Friday 5 April 2013

Confession of a serial coper

All my life I have been someone who has 'coped with' things. It is both a blessing and a curse.

On the one hand it means that I can walk into Court within an hour of having a panic attack and still represent my client and do my job. I can sit outside the courtroom for an hour reassuring my witness, and making small talk with my solicitor and advising on law whenever a question pops into their heads. It also means that I am able to live by myself and maintain my independence. It means I can organise charity events. I can sit and compose myself and write a blog post even when I feel utterly awful and still make it sound coherent.

The curse of being a coper is that to the world I will appear fine.
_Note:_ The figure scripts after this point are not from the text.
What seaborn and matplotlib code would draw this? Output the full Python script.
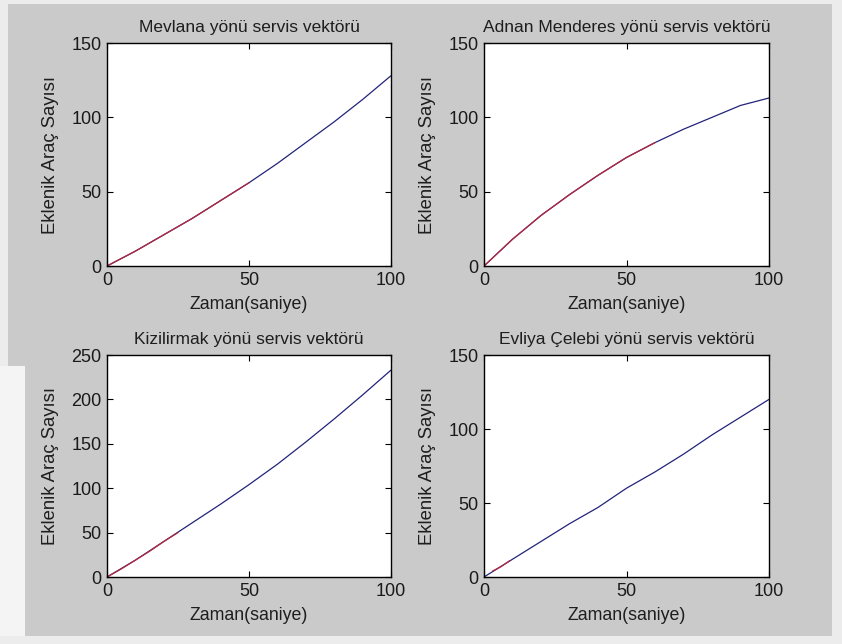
import numpy as np
import pandas as pd
import matplotlib
matplotlib.use("Agg")
import matplotlib.pyplot as plt
from matplotlib.patches import Rectangle
import seaborn as sns

# time axis (saniye)
t = [0, 10, 20, 30, 40, 50, 60, 70, 80, 90, 100]

# model curves (blue, full range)
mevlana = [0, 10, 21, 32, 44, 56, 69, 83, 97, 112, 128]
adnan = [0, 18, 34, 48, 61, 73, 83, 92, 100, 108, 113]
kizilirmak = [0, 19, 40, 61, 82, 104, 127, 152, 178, 205, 233]
evliya = [0, 12, 24, 36, 47, 60, 71, 83, 96, 108, 120]

# measured parts (red, shorter range)
mevlana_t = [0, 10, 20, 30, 40, 50]
mevlana_red = [0, 10, 21, 32, 44, 56]
adnan_t = [0, 10, 20, 30, 40, 50, 60]
adnan_red = [0, 18, 34, 48, 61, 73, 83]
kizilirmak_t = [0, 5, 10, 15, 20, 25]
kizilirmak_red = [0, 9, 19, 29, 40, 50]
evliya_t = [3, 6, 9]
evliya_red = [4, 7, 11]

titles = ["Mevlana yönü servis vektörü", "Adnan Menderes yönü servis vektörü",
          "Kizilirmak yönü servis vektörü", "Evliya Çelebi yönü servis vektörü"]
y_tops = [150, 150, 250, 150]
y_steps = [50, 50, 50, 50]

sns.set_style("white")
plt.rcParams['font.family'] = ['Liberation Sans', 'DejaVu Sans']
plt.rcParams['xtick.direction'] = 'in'
plt.rcParams['ytick.direction'] = 'in'

fig = plt.figure(figsize=(8.42, 6.44), dpi=100)
fig.patch.set_facecolor('#ececec')
W, H = 842, 644
# grey MATLAB figure window
fig.patches.append(Rectangle((8 / W, 8 / H), 824 / W, 632 / H, transform=fig.transFigure,
                             facecolor='#cacaca', edgecolor='none', zorder=-10))
fig.patches.append(Rectangle((0, 8 / H), 25 / W, 270 / H, transform=fig.transFigure,
                             facecolor='#f4f4f4', edgecolor='none', zorder=-9))

boxes = [(107, 43, 284, 223), (484, 43, 285, 223),
         (107, 355, 284, 222), (484, 355, 285, 222)]
blues = [mevlana, adnan, kizilirmak, evliya]
reds = [(mevlana_t, mevlana_red), (adnan_t, adnan_red),
        (kizilirmak_t, kizilirmak_red), (evliya_t, evliya_red)]

for i in range(4):
    x0, y0, w, h = boxes[i]
    ax = fig.add_axes([x0 / W, 1 - (y0 + h) / H, w / W, h / H])
    df = pd.DataFrame({'t': t, 'y': blues[i]})
    sns.lineplot(data=df, x='t', y='y', ax=ax, color='#23237a', linewidth=0.9)
    rt, ry = reds[i]
    sns.lineplot(x=rt, y=ry, ax=ax, color='#b8283c', linewidth=0.9)
    ax.set_xlim(0, 100)
    ax.set_ylim(0, y_tops[i])
    ax.set_xticks([0, 50, 100])
    ax.set_yticks(np.arange(0, y_tops[i] + 1, y_steps[i]))
    ax.tick_params(labelsize=13, length=4, width=0.8, pad=4,
                   top=True, right=True, bottom=True, left=True,
                   colors='black', labelcolor='#1a1a1a')
    ax.set_title(titles[i], fontsize=12.5, pad=8, color='#1e1e1e')
    ax.set_xlabel('Zaman(saniye)', fontsize=12.8, labelpad=5, color='#1e1e1e')
    ax.set_ylabel('Eklenik Araç Sayısı', fontsize=13.3, labelpad=9, color='#1e1e1e')
    for s in ax.spines.values():
        s.set_color('black')
        s.set_linewidth(1.0)
    ax.set_facecolor('white')

fig.savefig('out.png', dpi=100, facecolor=fig.get_facecolor())
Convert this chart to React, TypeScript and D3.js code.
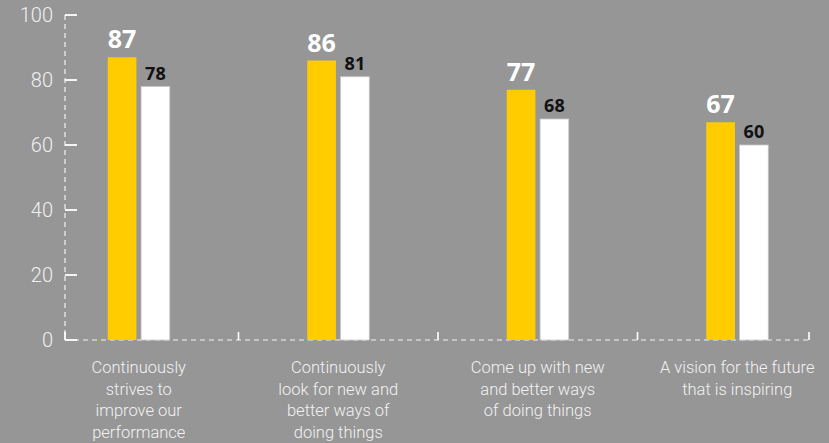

Until I'm really really not. I was talking to a friend about maybe having a scale system to describe how I feel, going from 0 = happy, healthy, and all ok to 10 = suicidal thoughts and complete and utter inability to cope with even the most basic task. I have discovered that I can run at 8 and still appear pretty much fine to the world, and still cope. I can even be at 9 and then a couple of hour's later appear fine. It is only when other people see me at 9 or 10 that they know something is wrong. And that is too far along the scale.

This is not anyone else's fault. It is impossible to read someone else's mind. The problem lies in my difficulty with asking for help, with being vulnerable with other people and opening up and saying how I feel. Because if I don't actually tell people how I feel then most of the time they would never ever know. And for a long time (until last June) nobody properly knew how bad things were.

So I am going to do my best to give a shout when I reach 7 (7 is an important number to me!) or even when I get to 5. So that people know that even if I look to all outwards appearances to be fine that actually I'm not. And I'm going to use the numbers. Because while my ability to cope is getting me through all of this, it's also stopping other people from knowing or being able to help. And I know I need other people, I know there are people who want to help me, and I know that it is cruel if I don't let them help me.

I'm also going to start trying a different sort of antidepressant. One that doesn't have the problematic side effects I've encountered before. So, with fingers, toes and eyes crossed, 9s and 10s might soon be a thing of the past.